One of the great things about being a granny is playing games with your grandchildren. I love board games, card games and word games, and it’s lovely to have the young ‘uns to play with. It’s interesting to see their skills and logical thinking develop. They’ve got better at accepting losing too. And it gets harder for me to win!
One of the first games we played was Rhyme Robbers. (Orchard toys)If you have a card that rhymes with one on the table you can say the words (there are pictures too) and collect the cards. But if your card rhymes with the top card on someone elses pile, you can “rob” all their pile. It’s good for learning rhyme, but tough to accept your collection being stolen from under you. Which in itself is a lesson, and great fun when you can steal it back.
Lotto/matching picture games and shopping collection games worked well but could be a little too long.

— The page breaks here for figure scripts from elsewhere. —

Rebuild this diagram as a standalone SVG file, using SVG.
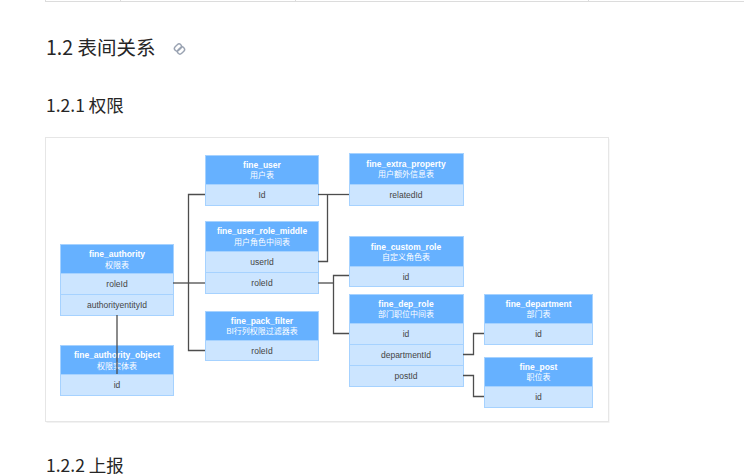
<svg xmlns="http://www.w3.org/2000/svg" width="744" height="476" viewBox="0 0 744 476">
<style>
.h{font-family:"Noto Sans CJK SC","Liberation Sans",sans-serif;fill:#262626}
.hd{fill:#66b1ff;stroke:#a6d2ff;stroke-width:1}
.rw{fill:#cce5ff;stroke:#a6d2ff;stroke-width:1}
.t{font-family:"Liberation Sans","Noto Sans CJK SC",sans-serif;font-size:8.5px;font-weight:bold;fill:#fff;text-anchor:middle}
.s{font-family:"Noto Sans CJK SC",sans-serif;font-size:8px;fill:#fff;text-anchor:middle}
.r{font-family:"Liberation Sans","Noto Sans CJK SC",sans-serif;font-size:8.5px;fill:#444;text-anchor:middle}
.c{fill:none;stroke:#4d4d4d;stroke-width:1.3}
</style>
<rect width="744" height="476" fill="#fff"/>
<g id="top-table" stroke="#dcdcdc" stroke-width="1">
<line x1="45" y1="1.5" x2="744" y2="1.5"/>
<line x1="45.5" y1="0" x2="45.5" y2="2"/>
<line x1="120.5" y1="0" x2="120.5" y2="2"/>
<line x1="295.5" y1="0" x2="295.5" y2="2"/>
<line x1="588.5" y1="0" x2="588.5" y2="2"/>
</g>
<text class="h" x="46" y="55" font-size="19.5">1.2 表间关系</text>
<g id="link-icon" fill="none" stroke="#9aa3b2" stroke-width="1.4">
<rect x="174" y="45" width="8" height="5" rx="2.5" transform="rotate(-45 178 47.5)"/>
<rect x="177" y="48" width="8" height="5" rx="2.5" transform="rotate(-45 181 50.5)"/>
</g>
<text class="h" x="46" y="112" font-size="17.5">1.2.1 权限</text>
<text class="h" x="46" y="471.5" font-size="17.5">1.2.2 上报</text>
<g id="card">
<rect x="46.5" y="139" width="563" height="284" fill="#f2f2f2"/>
<rect x="45.5" y="137.5" width="563" height="284" fill="#fff" stroke="#e6e6e6"/>
</g>
<g id="fine_user">
<rect class="hd" x="205.5" y="155.5" width="113" height="29"/>
<rect class="rw" x="205.5" y="184.5" width="113" height="21"/>
<text class="t" x="262" y="168">fine_user</text>
<text class="s" x="262" y="178">用户表</text>
<text class="r" x="262" y="198">Id</text>
</g>
<g id="fine_user_role_middle">
<rect class="hd" x="205.5" y="221.5" width="113" height="30"/>
<rect class="rw" x="205.5" y="251.5" width="113" height="21"/>
<rect class="rw" x="205.5" y="272.5" width="113" height="21"/>
<text class="t" x="262" y="234">fine_user_role_middle</text>
<text class="s" x="262" y="244.5">用户角色中间表</text>
<text class="r" x="262" y="265">userId</text>
<text class="r" x="262" y="286">roleId</text>
</g>
<g id="fine_pack_filter">
<rect class="hd" x="205.5" y="311.5" width="113" height="29"/>
<rect class="rw" x="205.5" y="340.5" width="113" height="20"/>
<text class="t" x="262" y="324">fine_pack_filter</text>
<text class="s" x="262" y="334">BI行列权限过滤器表</text>
<text class="r" x="262" y="353.5">roleId</text>
</g>
<g id="fine_authority">
<rect class="hd" x="60.5" y="244.5" width="113" height="29"/>
<rect class="rw" x="60.5" y="273.5" width="113" height="21"/>
<rect class="rw" x="60.5" y="294.5" width="113" height="21"/>
<text class="t" x="117" y="257">fine_authority</text>
<text class="s" x="117" y="267.5">权限表</text>
<text class="r" x="117" y="287">roleId</text>
<text class="r" x="117" y="308">authorityentityId</text>
</g>
<g id="fine_authority_object">
<rect class="hd" x="60.5" y="345.5" width="113" height="29"/>
<rect class="rw" x="60.5" y="374.5" width="113" height="21"/>
<text class="t" x="117" y="358">fine_authority_object</text>
<text class="s" x="117" y="368.5">权限实体表</text>
<text class="r" x="117" y="388">id</text>
</g>
<g id="fine_extra_property">
<rect class="hd" x="349.5" y="153.5" width="114" height="31"/>
<rect class="rw" x="349.5" y="184.5" width="114" height="21"/>
<text class="t" x="406" y="167">fine_extra_property</text>
<text class="s" x="406" y="177">用户额外信息表</text>
<text class="r" x="406" y="198">relatedId</text>
</g>
<g id="fine_custom_role">
<rect class="hd" x="349.5" y="236.5" width="114" height="30"/>
<rect class="rw" x="349.5" y="266.5" width="114" height="20"/>
<text class="t" x="406" y="249.5">fine_custom_role</text>
<text class="s" x="406" y="259.5">自定义角色表</text>
<text class="r" x="406" y="279.5">id</text>
</g>
<g id="fine_dep_role">
<rect class="hd" x="349.5" y="294.5" width="114" height="29"/>
<rect class="rw" x="349.5" y="323.5" width="114" height="21"/>
<rect class="rw" x="349.5" y="344.5" width="114" height="21"/>
<rect class="rw" x="349.5" y="365.5" width="114" height="21"/>
<text class="t" x="406" y="307">fine_dep_role</text>
<text class="s" x="406" y="317">部门职位中间表</text>
<text class="r" x="406" y="337">id</text>
<text class="r" x="406" y="358">departmentId</text>
<text class="r" x="406" y="379">postId</text>
</g>
<g id="fine_department">
<rect class="hd" x="484.5" y="294.5" width="108" height="29"/>
<rect class="rw" x="484.5" y="323.5" width="108" height="21"/>
<text class="t" x="538.5" y="307">fine_department</text>
<text class="s" x="538.5" y="317">部门表</text>
<text class="r" x="538.5" y="337">id</text>
</g>
<g id="fine_post">
<rect class="hd" x="484.5" y="357.5" width="108" height="29"/>
<rect class="rw" x="484.5" y="386.5" width="108" height="21"/>
<text class="t" x="538.5" y="370">fine_post</text>
<text class="s" x="538.5" y="380">职位表</text>
<text class="r" x="538.5" y="400">id</text>
</g>
<g id="connectors">
<path class="c" d="M318,194.5 H349"/>
<path class="c" d="M318,261.5 H327.5 V194.5"/>
<path class="c" d="M173,283 H205"/>
<path class="c" d="M205,194.5 H188.5 V350.5 H205"/>
<path class="c" d="M318,283 H333.5"/>
<path class="c" d="M349,275.5 H333.5 V333.5 H349"/>
<path class="c" d="M117,315 V374"/>
<path class="c" d="M463,354.5 H473.5 V333.5 H484"/>
<path class="c" d="M463,375.5 H473.5 V396.5 H484"/>
</g>
</svg>
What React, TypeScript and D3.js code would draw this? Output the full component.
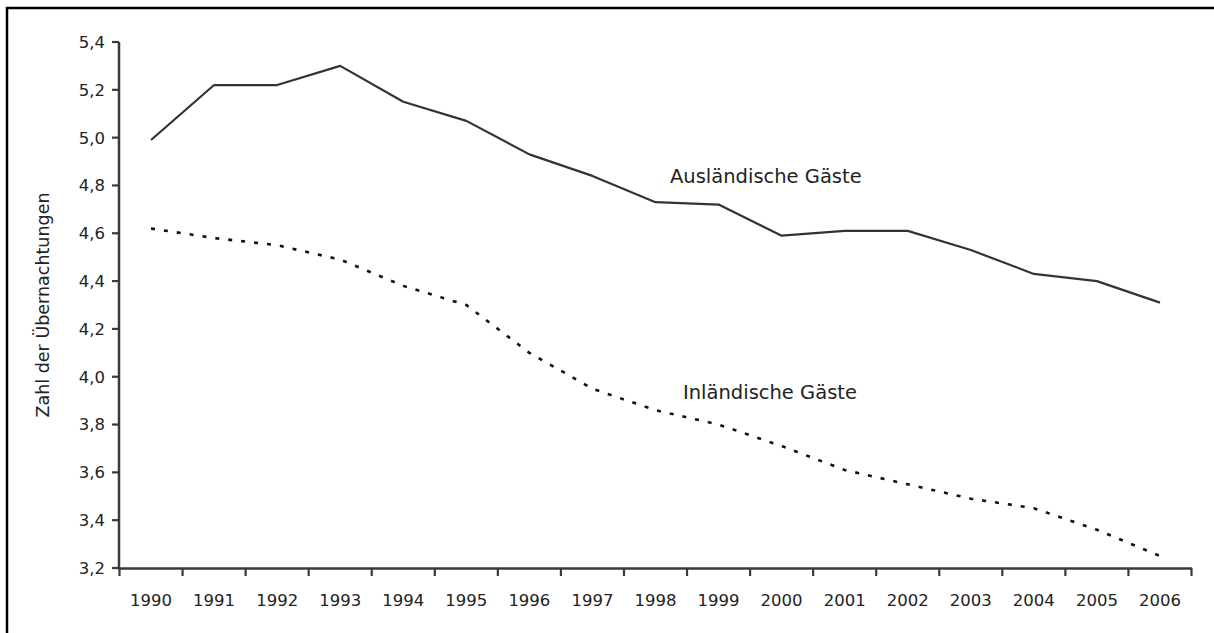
import React from "react";
import * as d3 from "d3";

const years = [
  "1990", "1991", "1992", "1993", "1994", "1995", "1996", "1997", "1998",
  "1999", "2000", "2001", "2002", "2003", "2004", "2005", "2006",
];
const auslaendisch = [
  4.99, 5.22, 5.22, 5.3, 5.15, 5.07, 4.93, 4.84, 4.73, 4.72, 4.59, 4.61, 4.61,
  4.53, 4.43, 4.4, 4.31,
];
const inlaendisch = [
  4.62, 4.58, 4.55, 4.49, 4.38, 4.3, 4.1, 3.95, 3.86, 3.8, 3.71, 3.61, 3.55,
  3.49, 3.45, 3.36, 3.25,
];
const yTicks = [3.2, 3.4, 3.6, 3.8, 4.0, 4.2, 4.4, 4.6, 4.8, 5.0, 5.2, 5.4];
const yTitle = "Zahl der Übernachtungen";
const labelAusl = "Ausländische Gäste";
const labelInl = "Inländische Gäste";

const W = 1214;
const H = 633;
const FONT = "'DejaVu Sans', sans-serif";
const AXIS = "#3a3a3a";

export default function App() {
  const x = d3.scaleBand<string>().domain(years).range([119.5, 1191.5]);
  const y = d3.scaleLinear().domain([3.2, 5.4]).range([568, 42]);
  const cx = (i: number) => (x(years[i]) as number) + x.bandwidth() / 2;

  const line = d3
    .line<number>()
    .x((_, i) => cx(i))
    .y((d) => y(d));

  const boundaries = [
    ...years.map((yr) => x(yr) as number),
    (x(years[years.length - 1]) as number) + x.bandwidth(),
  ];

  const fmt = (v: number) => v.toFixed(1).replace(".", ",");

  return (
    <svg
      width={W}
      height={H}
      style={{ position: "absolute", left: 0, top: 0, background: "#fff" }}
      fontFamily={FONT}
    >
      <rect x={7} y={8} width={1230} height={660} fill="none" stroke="#000" strokeWidth={2.5} />

      {/* y axis */}
      <line x1={119} x2={119} y1={y(5.4)} y2={y(3.2)} stroke={AXIS} strokeWidth={2.5} />
      {yTicks.map((t) => (
        <g key={t}>
          <line x1={112} x2={119} y1={y(t)} y2={y(t)} stroke={AXIS} strokeWidth={2.2} />
          <text x={105} y={y(t)} dy="0.36em" textAnchor="end" fontSize={16.5} fill="#222">
            {fmt(t)}
          </text>
        </g>
      ))}

      {/* x axis */}
      <line x1={118} x2={boundaries[boundaries.length - 1] + 0.5} y1={568.5} y2={568.5} stroke={AXIS} strokeWidth={2.5} />
      {boundaries.map((b, i) => (
        <line key={i} x1={b} x2={b} y1={568} y2={576} stroke={AXIS} strokeWidth={2.2} />
      ))}
      {years.map((yr, i) => (
        <text key={yr} x={cx(i)} y={605.5} textAnchor="middle" fontSize={16.5} fill="#222">
          {yr}
        </text>
      ))}

      {/* y title */}
      <text
        transform={`translate(49, ${y(4.3)}) rotate(-90)`}
        textAnchor="middle"
        fontSize={17.5}
        fill="#222"
      >
        {yTitle}
      </text>

      {/* series */}
      <path d={line(auslaendisch) || ""} fill="none" stroke="#333" strokeWidth={2.2} strokeLinejoin="round" />
      <path
        d={line(inlaendisch) || ""}
        fill="none"
        stroke="#111"
        strokeWidth={2.6}
        strokeDasharray="4 9"
      />

      <text x={670} y={183} fontSize={19.5} fill="#222">
        {labelAusl}
      </text>
      <text x={683} y={399} fontSize={19.5} fill="#222">
        {labelInl}
      </text>
    </svg>
  );
}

Simple card games with pictures to begin with – snap, old maid, happy families are old favourites. Then with standard playing cards, Donkey, Beat your neighbour and Fish were next. We had a memory pairing game which for some reason in my childhood home was called Pelmanism. There seems to be a sudden leap in development, between having no memory of where a card might be, to total recall. And as the kids get better, I hope mine remains keen enough to keep up with them.
Update – I now have a pelmanism “app” on my tablet. Different size grids can be chosen so great for all levels. Isn’t the digital age wonderful?
Other card games we have progressed to is Sevens. This is the younger one’s current favourite, though he still needs to learn some logic skills. The older one loves Pontoon/21s but it’s not my cup of tea. I quite like 15 card brag though.
We have a drawing game called Telestrations. This is a hilarious game of Draw/pass it on and write down what it is and pass it on, Draw and pass… etc. Even Grandad joins in this one, although young one can’t read his writing, which creates even more fun and chaos!
They both like Charades, but need ideas of what to mime. At Christmas I got a game for all ages which has mime, sound, action, and forfeits. It’s called What a Performance by Orchard toys. It has a board game structure, a dice, a spinner and card denoting whether you mime, without speaking, or make a sound, without any actions, or perform an action. The reverse of the card has a hidden code with a forfeit instruction if the task is not done or guessed correctly. The code is revealed with a magic coloured lens. An amazing amount of play value in one box for all ages. I hope our younger ones will enjoy this one too, when we see them.
Some games have a structure, and rules, and create the best way to play. You would think this would be true of snakes and ladders. Go up the ladders and down the snakes. But with imaginative minds this game can be turned on it’s head. What happens if you go down ladders and up snakes? What if you start at the top and try to win by sliding down the snakes to get to square one? See how this alters the pace of the game.
On a recent visit to my brother, I was introduced to the game of Rummikub. This is a great strategic number game and I have been amazed at how quickly my grandson aged 10 has learned the game. The 8 yr old joined our most recent game, and although he struggled with the rules and structuring to start with, he swiftly caught up with the idea and was able to play along very nicely. They would both love to play scrabble – one of my all time favourites. But I find the speed (lack of) and length of (lack of) words that they use a little tiring. We have the childrens version but thats a bit repetitive. I will have to give them a chance at the proper game again soon. Hopefully they will have progressed beyond Poo and Bum soon.